Sri Lanka Women’s Swimming Project Fires up in New HomeThe Women’s Swimming Project is now in its sixth year of operation since the tsunami and has not missed a day of teaching swimming, despite the many difficulties encountered. The most critical of these has been to find suitable teaching pools. The Project has just secured the use of a private pool on Koggala Lake, a large lagoon in the small, coastal, rural town of Habaraduwa, south of Galle, in the Southern Province of Sri Lanka. This is in addition to the on-going Women Only Swimming Day the Project already runs in Galle. Recruiting non-swimmers in Habaraduwa has begun, with visits to schools and businesses to persuade women and teenage girls to swim.
Habaraduwa has all the typical drowning risks of a rural coastal community. The rural part is a mix of coconut groves, rice paddies and mangroves; the coastal part is fronted by beaches and reefs with some tricky currents and is backed by Koggala Lagoon, complete with crocodiles and aquatic monitor lizards.
The Project pool is located in the middle of the community, yet is totally secluded from casual view, giving the shy women the privacy they need to concentrate entirely on learning to swim. The free classes are also used to advance existing teachers and bring in new ones. New swimmers are given a donated new swimsuit and are asked to bring a friend to their next lesson. Most women coming have never ever been in a swimming pool, so the first task is to introduce float-and-breathe, the single most essential life saving skill they are required to learn.
Very soon, within a few lessons, the girls are able to maintain a float-and-breathe position for an indefinitely long period. They are then introduced to streamlined propulsion and learn to swim on their backs.
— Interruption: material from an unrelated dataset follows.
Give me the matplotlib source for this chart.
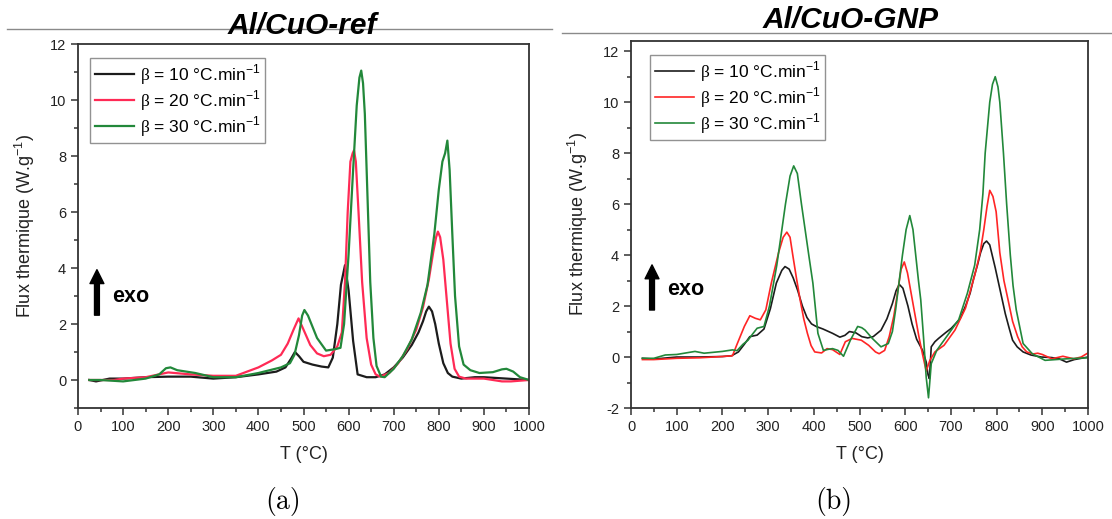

When they have achieved perfect balance, they then learn Terry Laughlin’s Total Immersion™ drills to streamline even further by swimming on their sides, roll to do bilateral breathing and learn take their first strokes. At no time are they allowed to advance their swimming skills ahead of their breath control, so we always have swimmers who can breathe properly from the very start. The reward is that our girls develop a great streamlined style, slicing gracefully through the water just like a fish, without any splashing, and breathing safely all the way.